◆ PROBLEM DETAILS: Copy exactly the lines of the records below, and only those lines, beginning with the line that contains "Give me the matplotlib source for this chart." and ending with the line that contains "fig.add_artist(Line2D([6 / W, 1], [1".

◆ LISTED ENTRIES:

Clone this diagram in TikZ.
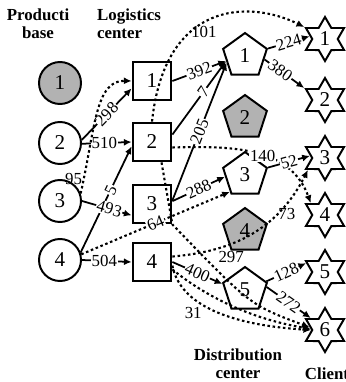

--

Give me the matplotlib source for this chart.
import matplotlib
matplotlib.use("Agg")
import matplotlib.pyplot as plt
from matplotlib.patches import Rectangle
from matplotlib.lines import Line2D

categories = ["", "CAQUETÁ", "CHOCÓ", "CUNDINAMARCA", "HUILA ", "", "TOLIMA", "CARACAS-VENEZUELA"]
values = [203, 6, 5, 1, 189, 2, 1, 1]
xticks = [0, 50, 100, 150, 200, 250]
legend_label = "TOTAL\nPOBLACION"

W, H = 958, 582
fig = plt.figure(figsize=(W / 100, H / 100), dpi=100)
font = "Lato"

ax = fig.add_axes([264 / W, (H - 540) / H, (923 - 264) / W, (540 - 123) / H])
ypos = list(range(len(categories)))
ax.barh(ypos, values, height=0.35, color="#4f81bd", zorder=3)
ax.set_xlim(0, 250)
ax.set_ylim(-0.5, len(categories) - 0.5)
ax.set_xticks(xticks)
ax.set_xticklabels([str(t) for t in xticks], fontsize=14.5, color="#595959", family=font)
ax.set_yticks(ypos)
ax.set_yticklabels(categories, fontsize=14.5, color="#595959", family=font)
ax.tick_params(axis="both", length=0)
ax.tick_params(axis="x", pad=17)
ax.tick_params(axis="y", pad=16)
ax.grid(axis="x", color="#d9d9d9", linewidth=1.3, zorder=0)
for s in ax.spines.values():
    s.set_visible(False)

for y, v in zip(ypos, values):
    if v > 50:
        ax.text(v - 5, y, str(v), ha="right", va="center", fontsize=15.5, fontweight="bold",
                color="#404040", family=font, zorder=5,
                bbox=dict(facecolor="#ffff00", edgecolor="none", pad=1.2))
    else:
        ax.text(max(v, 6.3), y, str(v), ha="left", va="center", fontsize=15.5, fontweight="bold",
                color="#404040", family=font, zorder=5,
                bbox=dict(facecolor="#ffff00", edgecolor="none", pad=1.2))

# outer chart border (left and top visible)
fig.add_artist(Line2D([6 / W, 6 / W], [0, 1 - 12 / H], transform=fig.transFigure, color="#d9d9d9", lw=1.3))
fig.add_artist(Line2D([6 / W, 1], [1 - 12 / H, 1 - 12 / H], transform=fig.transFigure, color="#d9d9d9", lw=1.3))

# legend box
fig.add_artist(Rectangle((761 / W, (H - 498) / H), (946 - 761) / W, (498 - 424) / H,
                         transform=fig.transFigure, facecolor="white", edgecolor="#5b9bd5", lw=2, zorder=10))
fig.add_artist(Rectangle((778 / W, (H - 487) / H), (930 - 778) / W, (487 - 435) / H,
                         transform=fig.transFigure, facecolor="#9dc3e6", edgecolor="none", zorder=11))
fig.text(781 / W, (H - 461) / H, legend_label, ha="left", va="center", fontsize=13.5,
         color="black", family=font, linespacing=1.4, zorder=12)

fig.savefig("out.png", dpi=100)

==

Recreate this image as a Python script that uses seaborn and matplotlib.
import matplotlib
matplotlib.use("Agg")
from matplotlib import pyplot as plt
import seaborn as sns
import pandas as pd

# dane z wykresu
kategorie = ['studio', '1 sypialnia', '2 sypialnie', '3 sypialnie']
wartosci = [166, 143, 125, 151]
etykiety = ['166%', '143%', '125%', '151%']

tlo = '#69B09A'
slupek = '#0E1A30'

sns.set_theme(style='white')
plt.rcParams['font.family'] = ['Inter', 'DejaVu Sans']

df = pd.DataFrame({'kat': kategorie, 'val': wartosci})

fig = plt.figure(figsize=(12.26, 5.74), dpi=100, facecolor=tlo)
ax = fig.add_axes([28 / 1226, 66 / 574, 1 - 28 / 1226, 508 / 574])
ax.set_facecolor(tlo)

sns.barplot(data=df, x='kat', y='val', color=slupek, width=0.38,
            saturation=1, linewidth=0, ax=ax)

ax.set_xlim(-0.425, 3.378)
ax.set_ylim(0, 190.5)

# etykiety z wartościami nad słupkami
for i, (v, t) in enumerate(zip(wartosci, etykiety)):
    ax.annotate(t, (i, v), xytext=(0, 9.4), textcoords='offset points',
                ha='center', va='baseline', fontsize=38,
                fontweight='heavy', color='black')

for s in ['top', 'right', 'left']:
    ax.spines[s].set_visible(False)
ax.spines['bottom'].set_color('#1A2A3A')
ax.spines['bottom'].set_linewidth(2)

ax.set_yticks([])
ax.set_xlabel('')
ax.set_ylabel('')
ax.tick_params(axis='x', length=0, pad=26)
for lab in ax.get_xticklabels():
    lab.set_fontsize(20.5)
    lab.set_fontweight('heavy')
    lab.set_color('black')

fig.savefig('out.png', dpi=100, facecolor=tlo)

◆ COMPLETE ANSWER:
Give me the matplotlib source for this chart.
import matplotlib
matplotlib.use("Agg")
import matplotlib.pyplot as plt
from matplotlib.patches import Rectangle
from matplotlib.lines import Line2D

categories = ["", "CAQUETÁ", "CHOCÓ", "CUNDINAMARCA", "HUILA ", "", "TOLIMA", "CARACAS-VENEZUELA"]
values = [203, 6, 5, 1, 189, 2, 1, 1]
xticks = [0, 50, 100, 150, 200, 250]
legend_label = "TOTAL\nPOBLACION"

W, H = 958, 582
fig = plt.figure(figsize=(W / 100, H / 100), dpi=100)
font = "Lato"

ax = fig.add_axes([264 / W, (H - 540) / H, (923 - 264) / W, (540 - 123) / H])
ypos = list(range(len(categories)))
ax.barh(ypos, values, height=0.35, color="#4f81bd", zorder=3)
ax.set_xlim(0, 250)
ax.set_ylim(-0.5, len(categories) - 0.5)
ax.set_xticks(xticks)
ax.set_xticklabels([str(t) for t in xticks], fontsize=14.5, color="#595959", family=font)
ax.set_yticks(ypos)
ax.set_yticklabels(categories, fontsize=14.5, color="#595959", family=font)
ax.tick_params(axis="both", length=0)
ax.tick_params(axis="x", pad=17)
ax.tick_params(axis="y", pad=16)
ax.grid(axis="x", color="#d9d9d9", linewidth=1.3, zorder=0)
for s in ax.spines.values():
    s.set_visible(False)

for y, v in zip(ypos, values):
    if v > 50:
        ax.text(v - 5, y, str(v), ha="right", va="center", fontsize=15.5, fontweight="bold",
                color="#404040", family=font, zorder=5,
                bbox=dict(facecolor="#ffff00", edgecolor="none", pad=1.2))
    else:
        ax.text(max(v, 6.3), y, str(v), ha="left", va="center", fontsize=15.5, fontweight="bold",
                color="#404040", family=font, zorder=5,
                bbox=dict(facecolor="#ffff00", edgecolor="none", pad=1.2))

# outer chart border (left and top visible)
fig.add_artist(Line2D([6 / W, 6 / W], [0, 1 - 12 / H], transform=fig.transFigure, color="#d9d9d9", lw=1.3))
fig.add_artist(Line2D([6 / W, 1], [1 - 12 / H, 1 - 12 / H], transform=fig.transFigure, color="#d9d9d9", lw=1.3))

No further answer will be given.